As the shale gas boom was making its way into Ohio in 2012, University of Cincinnati scientist Amy Townsend-Small began testing private water wells in Carroll County, the epicenter of the Utica Shale. Her project, which includes samples of more than 100 wells, is one of the few sustained efforts in the nation to evaluate drinking water quality before, during and after gas drilling.
Although it will likely be another year before Townsend-Small releases the results, her work offers a template for other communities worried about how drilling, fracking and producing unconventional natural gas might contaminate groundwater supplies.
Most residents test their water only after they suspect it has been polluted; few have the resources or foresight to conduct baseline testing prior to the drilling.
The tests cost hundreds of dollars, “so it’s not something everybody can afford to do regularly,” said Townsend-Small, an assistant professor in the geology department.
Once her sampling results are published, the data points won’t be matched with specific locations, in order to protect residents’ privacy and to avoid affecting property values.
Townsend-Small’s team offers free water testing about four times a year to interested landowners in and around Carroll County. She uses drilling reports the industry files with Ohio regulators to determine which water samples were taken near active gas wells.
Each sample is tested for methane, the main component of natural gas. Townsend-Small’s lab uses isotopic analysis to “fingerprint” the methane to determine if it’s “biogenic methane” (produced by microbes, and unrelated to natural gas drilling) or “fossil fuel methane” (methane found in oil, gas and coal deposits). The samples are also tested for pH and the presence of salts.
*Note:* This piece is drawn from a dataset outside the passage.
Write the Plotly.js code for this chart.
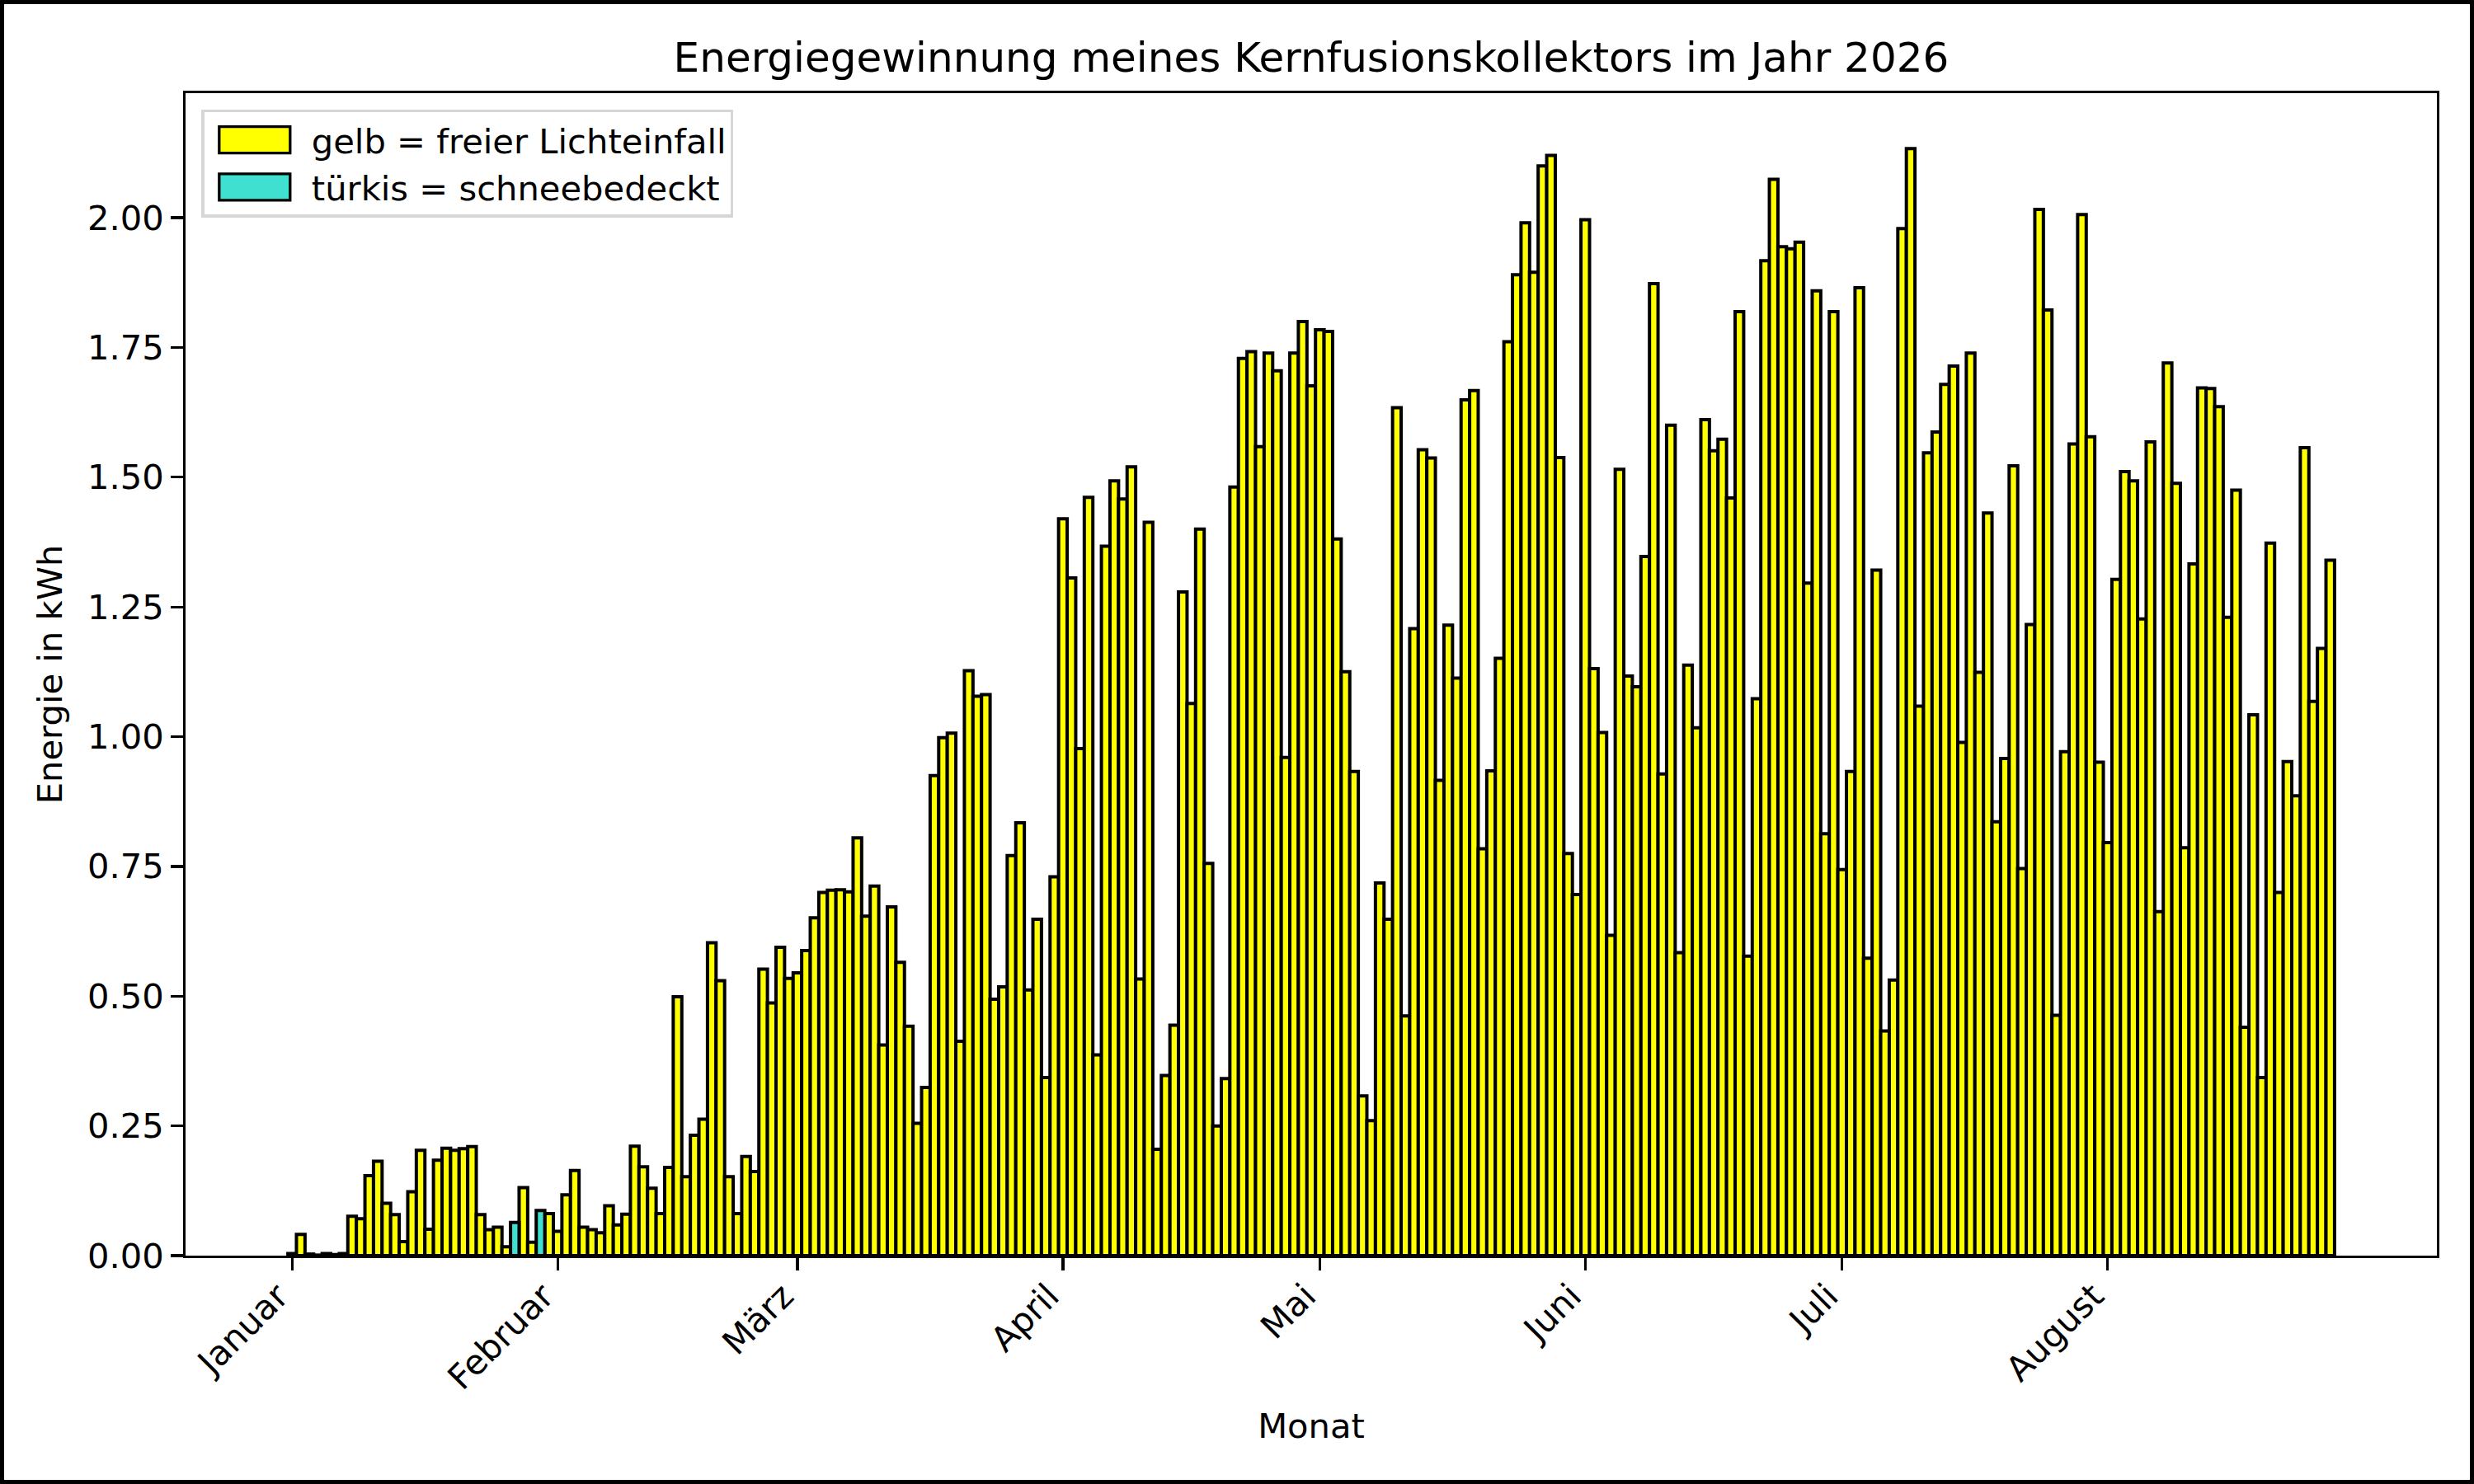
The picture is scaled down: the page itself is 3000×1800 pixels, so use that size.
<!DOCTYPE html>
<html>
<head>
<meta charset="utf-8">
<script src="https://cdn.plot.ly/plotly-3.0.1.min.js"></script>
<style>
html, body { margin: 0; padding: 0; background: #ffffff; }
#chart { width: 3000px; height: 1800px; }
#frame { position: absolute; left: 0; top: 0; width: 3000px; height: 1800px; box-sizing: border-box; border: 5px solid #000; pointer-events: none; }
</style>
</head>
<body>
<div id="chart"></div>
<div id="frame"></div>
<script>
// ---- data (kWh per day) ----
const monthNames = ['Januar', 'Februar', 'März', 'April', 'Mai', 'Juni', 'Juli', 'August'];
const monthStarts = ['2026-01-01', '2026-02-01', '2026-03-01', '2026-04-01', '2026-05-01', '2026-06-01', '2026-07-01', '2026-08-01'];

const jan = [0.004, 0.041, 0.003, 0.001, 0.004, 0.002, 0.004, 0.076, 0.071, 0.154, 0.182, 0.101, 0.079, 0.027, 0.123, 0.203,
             0.051, 0.184, 0.207, 0.203, 0.206, 0.210, 0.079, 0.050, 0.055, 0.017, 0.064, 0.131, 0.026, 0.087, 0.081];
const feb = [0.047, 0.117, 0.164, 0.055, 0.050, 0.044, 0.096, 0.059, 0.080, 0.211, 0.171, 0.130, 0.081, 0.170,
             0.499, 0.152, 0.232, 0.263, 0.603, 0.530, 0.152, 0.081, 0.191, 0.162, 0.552, 0.487, 0.594, 0.534];
const mar = [0.545, 0.588, 0.651, 0.700, 0.704, 0.705, 0.701, 0.805, 0.654, 0.712, 0.406, 0.672, 0.565, 0.442, 0.255, 0.324,
             0.925, 0.998, 1.007, 0.413, 1.127, 1.078, 1.081, 0.494, 0.518, 0.771, 0.834, 0.512, 0.648, 0.343, 0.730];
const apr = [1.420, 1.306, 0.977, 1.461, 0.387, 1.367, 1.493, 1.458, 1.520, 0.533, 1.413, 0.205, 0.347, 0.444, 1.279,
             1.064, 1.400, 0.756, 0.250, 0.341, 1.481, 1.729, 1.742, 1.559, 1.739, 1.705, 0.960, 1.739, 1.800, 1.676];
const may = [1.784, 1.781, 1.381, 1.125, 0.933, 0.308, 0.260, 0.718, 0.648, 1.634, 0.462, 1.208, 1.553, 1.537, 0.916, 1.215,
             1.113, 1.649, 1.667, 0.784, 0.934, 1.151, 1.761, 1.890, 1.990, 1.895, 2.100, 2.120, 1.538, 0.775, 0.696];
const jun = [1.996, 1.131, 1.008, 0.617, 1.515, 1.117, 1.096, 1.347, 1.873, 0.928, 1.600, 0.584, 1.138, 1.017, 1.611,
             1.551, 1.573, 1.460, 1.819, 0.577, 1.073, 1.917, 2.074, 1.944, 1.940, 1.953, 1.296, 1.859, 0.813, 1.819];
const jul = [0.744, 0.933, 1.865, 0.573, 1.321, 0.433, 0.531, 1.979, 2.133, 1.059, 1.547, 1.587, 1.679, 1.714, 0.989, 1.739,
             1.124, 1.431, 0.836, 0.958, 1.522, 0.746, 1.216, 2.016, 1.822, 0.463, 0.971, 1.564, 2.006, 1.578, 0.951];
const aug = [0.796, 1.303, 1.511, 1.493, 1.227, 1.568, 0.663, 1.720, 1.488, 0.786, 1.333, 1.672, 1.671, 1.636,
             1.230, 1.475, 0.440, 1.042, 0.343, 1.373, 0.700, 0.952, 0.886, 1.557, 1.068, 1.170, 1.340];

const snowDays = ['2026-01-27', '2026-01-30'];
const yTickVals = [0, 0.25, 0.5, 0.75, 1.0, 1.25, 1.5, 1.75, 2.0];

// ---- build traces ----
const values = [].concat(jan, feb, mar, apr, may, jun, jul, aug);
const dates = values.map((v, i) => new Date(Date.UTC(2026, 0, 1 + i)).toISOString().slice(0, 10));
const isSnow = dates.map(d => snowDays.includes(d));
const yellowY = values.map((v, i) => (isSnow[i] ? null : v));
const snowX = dates.filter((d, i) => isSnow[i]);
const snowY = values.filter((v, i) => isSnow[i]);

const DAY = 86400000;
const FONT = 'DejaVu Sans, sans-serif';

const traces = [
  {
    type: 'bar', name: 'gelb = freier Lichteinfall',
    x: dates, y: yellowY, width: DAY,
    marker: { color: '#ffff00', line: { color: '#000000', width: 4 } }
  },
  {
    type: 'bar', name: 'türkis = schneebedeckt',
    x: snowX, y: snowY, width: DAY,
    marker: { color: '#40e0d0', line: { color: '#000000', width: 4 } }
  }
];

const layout = {
  width: 3000, height: 1800,
  margin: { l: 225, r: 45, t: 113, b: 277, pad: 0 },
  paper_bgcolor: '#ffffff', plot_bgcolor: '#ffffff',
  barmode: 'overlay', bargap: 0,
  font: { family: FONT, size: 41.67, color: '#000000' },
  title: {
    text: 'Energiegewinnung meines Kernfusionskollektors im Jahr 2026',
    font: { family: FONT, size: 50, color: '#000000' },
    x: 0.5, xref: 'paper', xanchor: 'center',
    y: 1 - 87 / 1800, yref: 'container', yanchor: 'bottom'
  },
  xaxis: {
    type: 'date',
    range: ['2025-12-19 13:12', '2026-09-08 10:48'],
    tickmode: 'array', tickvals: monthStarts, ticktext: monthNames,
    tickangle: -45, ticklabelshift: -17, ticklabelstandoff: -10,
    ticks: 'outside', ticklen: 14.6, tickwidth: 3.3, tickcolor: '#000000',
    tickfont: { family: FONT, size: 41.67, color: '#000000' },
    showline: true, linecolor: '#000000', linewidth: 3.3, mirror: true,
    showgrid: false, zeroline: false, automargin: false,
    title: { text: 'Monat', font: { family: FONT, size: 41.67, color: '#000000' }, standoff: 22 }
  },
  yaxis: {
    range: [0, 2.24],
    tickmode: 'array', tickvals: yTickVals, tickformat: '.2f',
    ticks: 'outside', ticklen: 14.6, tickwidth: 3.3, tickcolor: '#000000',
    tickfont: { family: FONT, size: 41.67, color: '#000000' },
    showline: true, linecolor: '#000000', linewidth: 3.3, mirror: true,
    showgrid: false, zeroline: false, automargin: false,
    title: { text: 'Energie in kWh', font: { family: FONT, size: 41.67, color: '#000000' }, standoff: 18 }
  },
  showlegend: true,
  legend: {
    x: 0.00714, y: 0.986, xanchor: 'left', yanchor: 'top',
    bgcolor: '#ffffff', bordercolor: '#d6d6d6', borderwidth: 3.3,
    font: { family: FONT, size: 41.67, color: '#000000' },
    itemwidth: 120, traceorder: 'normal'
  }
};

Plotly.newPlot('chart', traces, layout, { displayModeBar: false, staticPlot: true }).then(gd => {
  gd.querySelectorAll('.legend .legendpoints path').forEach(p => {
    p.setAttribute('d', 'M-47,-16H39V16H-47Z');
    p.style.strokeWidth = '3.3px';
  });
});
</script>
</body>
</html>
Methane can leak due to poorly-constructed gas wells. Although dissolved methane doesn’t pose a health risk, high levels of methane can lead to explosions. Townsend-Small said some of the baseline samples in Ohio have shown surprisingly high concentrations of biogenic methane, even near levels that might allow people to light their tap water on fire.
The project was inspired by a 2011 peer-reviewed study from Duke University, where researchers found higher levels of fossil fuel methane in water wells within a kilometer—or 3,281 feet—of active gas wells in the Marcellus Shale. The study did not find any fracking chemicals in the water.
Townsend-Small said the Duke study was “a really good paper,” but it was criticized because the scientists hadn’t taken baseline samples. That raised the possiblility that the methane had come from other sources, such as shallow gas deposits unrelated to deep shale extraction.
Ohio law requires gas companies to test water wells for methane prior to drilling, but it only applies to wells within 1,500 feet of a proposed shale gas well. Townsend-Small’s team will sample any resident’s well, regardless of its proximity to active drilling sites.
“It’s a really good opportunity we have in Ohio, to start early” before the drilling takes off, Townsend-Small said.
Last winter, she presented preliminary results from her study at a community meeting, where she explained that some water wells showed biogenic methane. None of the wells in her presentation were located near gas drilling, so she found it frustrating when a local paper said her results showed “hydraulic fracturing has had no impact on water quality.”
Townsend-Small said she had trouble finding financial support for her Ohio project. “The federal government doesn’t fund universities to do [water] monitoring, because that’s the job of the EPA and the state agencies. But they’re also not doing it.”
Her work is currently funded by the Deer Park Foundation, the Alice Weston Foundation and individual donors.